Here, we sketch in slightly more technically precise terms what Lin, Chung and Han's algorithm [LCH14] achieves. We fix parameters $\ell$ and $\mathcal{R}$ . Ultimately, the code we spin up is going to be Reed–Solomon, with message length $k = 2^\ell$ and block length $n = 2^{\ell + \mathcal{R}}$ ; we will write $\mathsf{RS}_{S, \mathcal{T}_\tau}[2^\ell, 2^{\ell + \mathcal{R}}]$ for this code. We fix a binary tower field $\mathcal{T}_\tau$ , and write $\beta_0, \ldots , \beta_{2^\tau - 1}$ for an $\mathbb{F}_2$ -basis of it. From this $\mathbb{F}_2$ -basis of $\mathcal{T}_\tau$ , [LCH14] tells us how to construct a further basis of polynomials—called the novel polynomial basis—which we will write as $X_0(X), \ldots, X_{2^\ell - 1}(X)$ . Each $X_i(X)$ will be a polynomial over $\mathcal{T}_\tau$ of degree $i$ . In fact, these polynomials will themselves constitute a $\mathcal{T}_\tau$ -basis of the $2^\ell$ -dimensional vector space $\mathcal{T}_\tau[X]^{\prec 2^\ell}$ (i.e., of the set of polynomials over $\mathcal{T}_\tau$ of degree less than $2^\ell$ ).

Finally, we write $S \subset \mathcal{T}_\tau$ for the $\mathbb{F}_2$ -span of the basis prefix $\beta_0, \ldots , \beta_{\ell + \mathcal{R} - 1}$ .

The additive NTT is an algorithm that takes as input a list $(a_0, \ldots , a_{2^\ell - 1})$ and returns a list $(b_0, \ldots , b_{2^{\ell + \mathcal{R}} - 1})$ defined in the following way. We write $P(X) = a_0 + a_1 \cdot X_1(X) + \cdots + X_{2^\ell - 1}(X)$ for the polynomial whose coefficients in the novel basis are the given input $(a_0, \ldots , a_{2^\ell - 1})$ . What we return is the list $(P(x_0), \ldots , P(x_{2^{\ell + \mathcal{R}} - 1}))$ of $P$ 's evaluations on $S$ . Here, $(x_0, \ldots , x_{2^{\ell + \mathcal{R}} - 1})$ is again an enumeration of $S$ . In practice, we will get this by taking the lexicographically ordered basis combinations of $\beta_0, \ldots , \beta_{\ell + \mathcal{R} - 1}$ .

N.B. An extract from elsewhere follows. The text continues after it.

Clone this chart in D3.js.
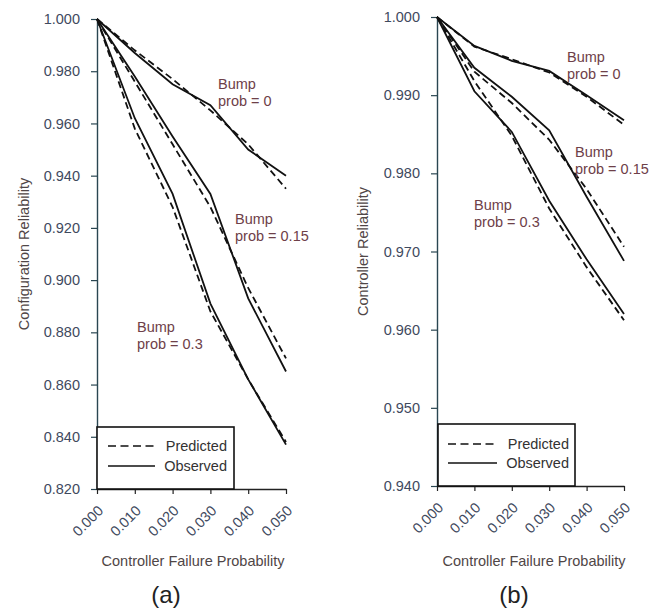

We refrain here from describing how the additive NTT actually works (i.e., how it achieves the above task). In short, Lin, Chung and Han [LCH14] rely on a totally new sort of polynomial decomposition, specific to the novel basis polynomials. In [DP24, § 3], we show that Lin–Chung–Han's NTT is can actually be re-characterized in terms more familiarly Fourier-theoretic.